** START OF Dataset content **
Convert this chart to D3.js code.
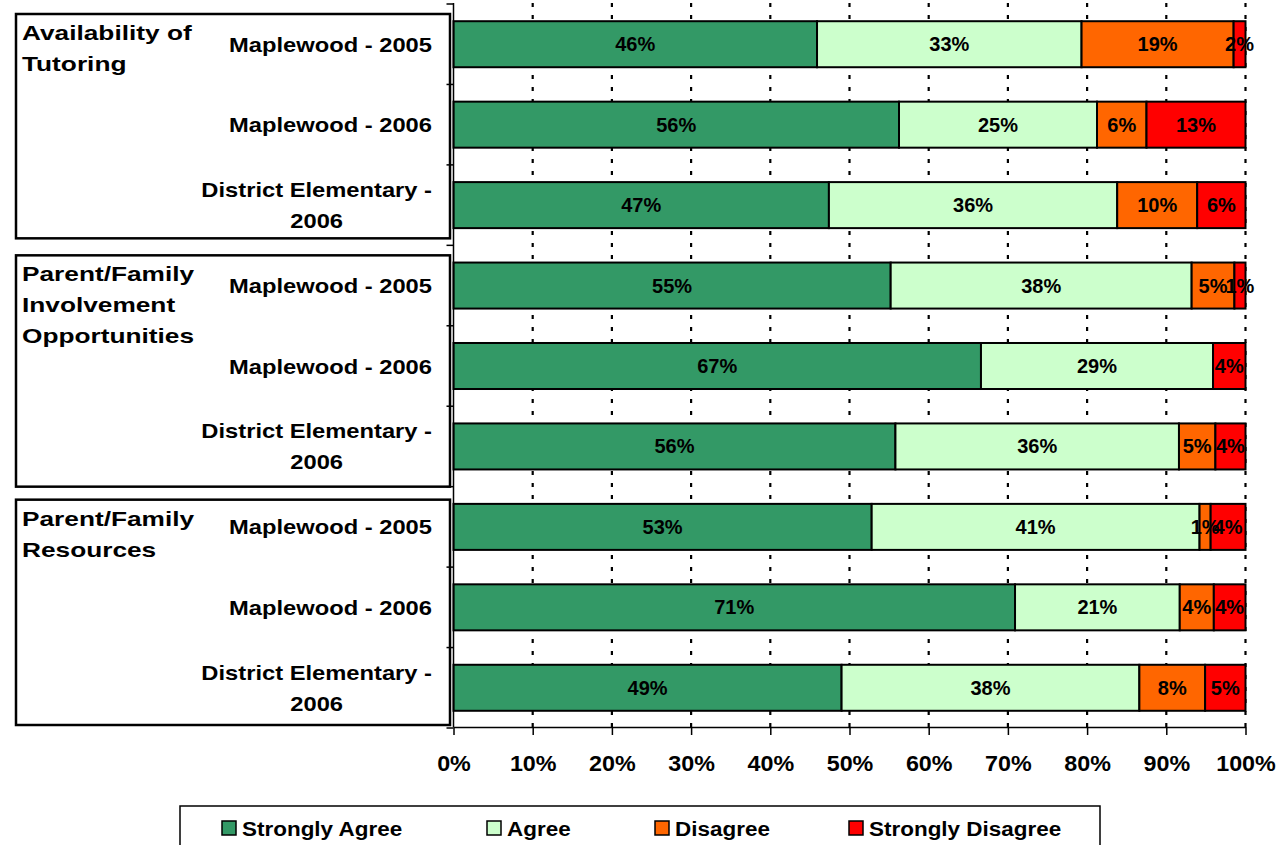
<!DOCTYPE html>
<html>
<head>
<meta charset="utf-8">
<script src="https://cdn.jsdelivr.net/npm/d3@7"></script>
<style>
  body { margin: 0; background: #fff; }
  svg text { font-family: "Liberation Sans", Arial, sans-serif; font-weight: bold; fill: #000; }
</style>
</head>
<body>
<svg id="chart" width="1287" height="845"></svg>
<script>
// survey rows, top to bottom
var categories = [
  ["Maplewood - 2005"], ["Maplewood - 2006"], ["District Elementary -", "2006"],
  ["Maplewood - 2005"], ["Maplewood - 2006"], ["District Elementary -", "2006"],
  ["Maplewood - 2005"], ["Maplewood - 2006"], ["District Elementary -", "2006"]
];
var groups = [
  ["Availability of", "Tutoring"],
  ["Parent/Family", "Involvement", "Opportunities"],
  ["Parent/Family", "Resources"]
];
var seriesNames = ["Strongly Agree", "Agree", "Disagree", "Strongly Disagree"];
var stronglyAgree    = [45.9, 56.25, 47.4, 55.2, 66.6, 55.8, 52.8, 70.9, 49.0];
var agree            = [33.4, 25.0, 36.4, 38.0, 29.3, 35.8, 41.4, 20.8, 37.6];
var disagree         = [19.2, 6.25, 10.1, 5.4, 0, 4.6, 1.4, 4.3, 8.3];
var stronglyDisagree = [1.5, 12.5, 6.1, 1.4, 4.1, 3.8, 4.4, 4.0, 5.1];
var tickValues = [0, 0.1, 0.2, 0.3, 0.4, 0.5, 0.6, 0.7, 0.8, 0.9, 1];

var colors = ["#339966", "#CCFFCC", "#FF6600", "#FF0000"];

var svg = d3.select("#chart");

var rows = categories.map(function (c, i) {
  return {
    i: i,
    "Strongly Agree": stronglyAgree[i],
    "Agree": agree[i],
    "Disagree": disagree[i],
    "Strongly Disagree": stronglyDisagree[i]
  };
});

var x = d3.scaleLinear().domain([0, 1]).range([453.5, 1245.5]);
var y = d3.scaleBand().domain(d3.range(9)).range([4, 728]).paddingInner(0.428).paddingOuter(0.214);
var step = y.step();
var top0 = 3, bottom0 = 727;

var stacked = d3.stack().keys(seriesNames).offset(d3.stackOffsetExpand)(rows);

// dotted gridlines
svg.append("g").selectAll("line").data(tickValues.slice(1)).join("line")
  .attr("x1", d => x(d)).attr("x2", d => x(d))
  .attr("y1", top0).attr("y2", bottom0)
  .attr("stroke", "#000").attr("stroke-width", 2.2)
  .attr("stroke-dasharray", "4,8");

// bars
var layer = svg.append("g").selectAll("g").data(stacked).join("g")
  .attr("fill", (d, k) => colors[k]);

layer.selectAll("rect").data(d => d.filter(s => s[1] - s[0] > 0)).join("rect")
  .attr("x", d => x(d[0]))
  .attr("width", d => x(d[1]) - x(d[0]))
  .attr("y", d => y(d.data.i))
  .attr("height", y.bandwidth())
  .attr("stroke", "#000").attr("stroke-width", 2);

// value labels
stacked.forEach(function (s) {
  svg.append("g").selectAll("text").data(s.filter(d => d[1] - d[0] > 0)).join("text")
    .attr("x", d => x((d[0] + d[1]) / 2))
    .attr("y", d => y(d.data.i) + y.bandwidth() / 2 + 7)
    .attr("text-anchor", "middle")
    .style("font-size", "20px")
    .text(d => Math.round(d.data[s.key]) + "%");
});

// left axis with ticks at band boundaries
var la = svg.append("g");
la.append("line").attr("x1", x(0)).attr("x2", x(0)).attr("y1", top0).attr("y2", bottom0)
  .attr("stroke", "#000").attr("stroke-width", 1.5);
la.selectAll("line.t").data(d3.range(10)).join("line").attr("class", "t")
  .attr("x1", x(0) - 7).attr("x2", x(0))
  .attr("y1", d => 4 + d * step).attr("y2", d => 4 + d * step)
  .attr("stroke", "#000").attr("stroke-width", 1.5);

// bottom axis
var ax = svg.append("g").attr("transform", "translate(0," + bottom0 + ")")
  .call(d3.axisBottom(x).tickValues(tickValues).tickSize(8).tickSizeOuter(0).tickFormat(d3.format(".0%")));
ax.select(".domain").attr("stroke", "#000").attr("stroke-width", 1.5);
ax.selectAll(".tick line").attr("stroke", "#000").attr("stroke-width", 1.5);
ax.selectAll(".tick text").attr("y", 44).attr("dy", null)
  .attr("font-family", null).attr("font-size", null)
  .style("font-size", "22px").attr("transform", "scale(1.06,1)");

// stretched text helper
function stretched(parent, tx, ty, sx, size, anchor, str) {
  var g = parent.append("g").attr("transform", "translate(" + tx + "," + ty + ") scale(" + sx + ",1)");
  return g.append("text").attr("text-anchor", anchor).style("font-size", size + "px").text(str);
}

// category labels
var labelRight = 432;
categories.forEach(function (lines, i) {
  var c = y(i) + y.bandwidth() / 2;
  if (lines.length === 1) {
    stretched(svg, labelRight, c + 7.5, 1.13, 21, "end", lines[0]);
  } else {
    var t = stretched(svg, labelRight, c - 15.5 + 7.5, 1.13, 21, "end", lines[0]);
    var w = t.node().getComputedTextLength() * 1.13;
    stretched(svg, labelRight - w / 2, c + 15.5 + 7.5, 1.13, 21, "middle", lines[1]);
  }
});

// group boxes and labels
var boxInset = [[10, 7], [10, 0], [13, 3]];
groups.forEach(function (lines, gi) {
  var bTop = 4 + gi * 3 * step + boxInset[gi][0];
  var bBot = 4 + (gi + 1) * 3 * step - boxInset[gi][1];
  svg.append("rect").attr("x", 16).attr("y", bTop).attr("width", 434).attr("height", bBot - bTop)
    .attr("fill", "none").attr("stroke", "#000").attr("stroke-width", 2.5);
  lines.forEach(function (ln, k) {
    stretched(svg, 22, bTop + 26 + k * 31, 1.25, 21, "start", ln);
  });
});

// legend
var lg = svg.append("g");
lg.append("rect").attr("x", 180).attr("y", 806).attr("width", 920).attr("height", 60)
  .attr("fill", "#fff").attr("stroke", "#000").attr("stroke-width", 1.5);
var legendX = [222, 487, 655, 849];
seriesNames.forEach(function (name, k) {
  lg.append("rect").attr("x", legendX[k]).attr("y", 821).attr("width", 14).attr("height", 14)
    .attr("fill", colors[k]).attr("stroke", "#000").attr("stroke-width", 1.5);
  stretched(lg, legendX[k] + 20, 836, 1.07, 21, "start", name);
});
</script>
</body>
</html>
** END OF Dataset content **
Repeat the lines above exactly, and keep every picture out.

* The solution *
Convert this chart to D3.js code.
<!DOCTYPE html>
<html>
<head>
<meta charset="utf-8">
<script src="https://cdn.jsdelivr.net/npm/d3@7"></script>
<style>
  body { margin: 0; background: #fff; }
  svg text { font-family: "Liberation Sans", Arial, sans-serif; font-weight: bold; fill: #000; }
</style>
</head>
<body>
<svg id="chart" width="1287" height="845"></svg>
<script>
// survey rows, top to bottom
var categories = [
  ["Maplewood - 2005"], ["Maplewood - 2006"], ["District Elementary -", "2006"],
  ["Maplewood - 2005"], ["Maplewood - 2006"], ["District Elementary -", "2006"],
  ["Maplewood - 2005"], ["Maplewood - 2006"], ["District Elementary -", "2006"]
];
var groups = [
  ["Availability of", "Tutoring"],
  ["Parent/Family", "Involvement", "Opportunities"],
  ["Parent/Family", "Resources"]
];
var seriesNames = ["Strongly Agree", "Agree", "Disagree", "Strongly Disagree"];
var stronglyAgree    = [45.9, 56.25, 47.4, 55.2, 66.6, 55.8, 52.8, 70.9, 49.0];
var agree            = [33.4, 25.0, 36.4, 38.0, 29.3, 35.8, 41.4, 20.8, 37.6];
var disagree         = [19.2, 6.25, 10.1, 5.4, 0, 4.6, 1.4, 4.3, 8.3];
var stronglyDisagree = [1.5, 12.5, 6.1, 1.4, 4.1, 3.8, 4.4, 4.0, 5.1];
var tickValues = [0, 0.1, 0.2, 0.3, 0.4, 0.5, 0.6, 0.7, 0.8, 0.9, 1];

var colors = ["#339966", "#CCFFCC", "#FF6600", "#FF0000"];

var svg = d3.select("#chart");

var rows = categories.map(function (c, i) {
  return {
    i: i,
    "Strongly Agree": stronglyAgree[i],
    "Agree": agree[i],
    "Disagree": disagree[i],
    "Strongly Disagree": stronglyDisagree[i]
  };
});

var x = d3.scaleLinear().domain([0, 1]).range([453.5, 1245.5]);
var y = d3.scaleBand().domain(d3.range(9)).range([4, 728]).paddingInner(0.428).paddingOuter(0.214);
var step = y.step();
var top0 = 3, bottom0 = 727;

var stacked = d3.stack().keys(seriesNames).offset(d3.stackOffsetExpand)(rows);

// dotted gridlines
svg.append("g").selectAll("line").data(tickValues.slice(1)).join("line")
  .attr("x1", d => x(d)).attr("x2", d => x(d))
  .attr("y1", top0).attr("y2", bottom0)
  .attr("stroke", "#000").attr("stroke-width", 2.2)
  .attr("stroke-dasharray", "4,8");

// bars
var layer = svg.append("g").selectAll("g").data(stacked).join("g")
  .attr("fill", (d, k) => colors[k]);

layer.selectAll("rect").data(d => d.filter(s => s[1] - s[0] > 0)).join("rect")
  .attr("x", d => x(d[0]))
  .attr("width", d => x(d[1]) - x(d[0]))
  .attr("y", d => y(d.data.i))
  .attr("height", y.bandwidth())
  .attr("stroke", "#000").attr("stroke-width", 2);

// value labels
stacked.forEach(function (s) {
  svg.append("g").selectAll("text").data(s.filter(d => d[1] - d[0] > 0)).join("text")
    .attr("x", d => x((d[0] + d[1]) / 2))
    .attr("y", d => y(d.data.i) + y.bandwidth() / 2 + 7)
    .attr("text-anchor", "middle")
    .style("font-size", "20px")
    .text(d => Math.round(d.data[s.key]) + "%");
});

// left axis with ticks at band boundaries
var la = svg.append("g");
la.append("line").attr("x1", x(0)).attr("x2", x(0)).attr("y1", top0).attr("y2", bottom0)
  .attr("stroke", "#000").attr("stroke-width", 1.5);
la.selectAll("line.t").data(d3.range(10)).join("line").attr("class", "t")
  .attr("x1", x(0) - 7).attr("x2", x(0))
  .attr("y1", d => 4 + d * step).attr("y2", d => 4 + d * step)
  .attr("stroke", "#000").attr("stroke-width", 1.5);

// bottom axis
var ax = svg.append("g").attr("transform", "translate(0," + bottom0 + ")")
  .call(d3.axisBottom(x).tickValues(tickValues).tickSize(8).tickSizeOuter(0).tickFormat(d3.format(".0%")));
ax.select(".domain").attr("stroke", "#000").attr("stroke-width", 1.5);
ax.selectAll(".tick line").attr("stroke", "#000").attr("stroke-width", 1.5);
ax.selectAll(".tick text").attr("y", 44).attr("dy", null)
  .attr("font-family", null).attr("font-size", null)
  .style("font-size", "22px").attr("transform", "scale(1.06,1)");

// stretched text helper
function stretched(parent, tx, ty, sx, size, anchor, str) {
  var g = parent.append("g").attr("transform", "translate(" + tx + "," + ty + ") scale(" + sx + ",1)");
  return g.append("text").attr("text-anchor", anchor).style("font-size", size + "px").text(str);
}

// category labels
var labelRight = 432;
categories.forEach(function (lines, i) {
  var c = y(i) + y.bandwidth() / 2;
  if (lines.length === 1) {
    stretched(svg, labelRight, c + 7.5, 1.13, 21, "end", lines[0]);
  } else {
    var t = stretched(svg, labelRight, c - 15.5 + 7.5, 1.13, 21, "end", lines[0]);
    var w = t.node().getComputedTextLength() * 1.13;
    stretched(svg, labelRight - w / 2, c + 15.5 + 7.5, 1.13, 21, "middle", lines[1]);
  }
});

// group boxes and labels
var boxInset = [[10, 7], [10, 0], [13, 3]];
groups.forEach(function (lines, gi) {
  var bTop = 4 + gi * 3 * step + boxInset[gi][0];
  var bBot = 4 + (gi + 1) * 3 * step - boxInset[gi][1];
  svg.append("rect").attr("x", 16).attr("y", bTop).attr("width", 434).attr("height", bBot - bTop)
    .attr("fill", "none").attr("stroke", "#000").attr("stroke-width", 2.5);
  lines.forEach(function (ln, k) {
    stretched(svg, 22, bTop + 26 + k * 31, 1.25, 21, "start", ln);
  });
});

// legend
var lg = svg.append("g");
lg.append("rect").attr("x", 180).attr("y", 806).attr("width", 920).attr("height", 60)
  .attr("fill", "#fff").attr("stroke", "#000").attr("stroke-width", 1.5);
var legendX = [222, 487, 655, 849];
seriesNames.forEach(function (name, k) {
  lg.append("rect").attr("x", legendX[k]).attr("y", 821).attr("width", 14).attr("height", 14)
    .attr("fill", colors[k]).attr("stroke", "#000").attr("stroke-width", 1.5);
  stretched(lg, legendX[k] + 20, 836, 1.07, 21, "start", name);
});
</script>
</body>
</html>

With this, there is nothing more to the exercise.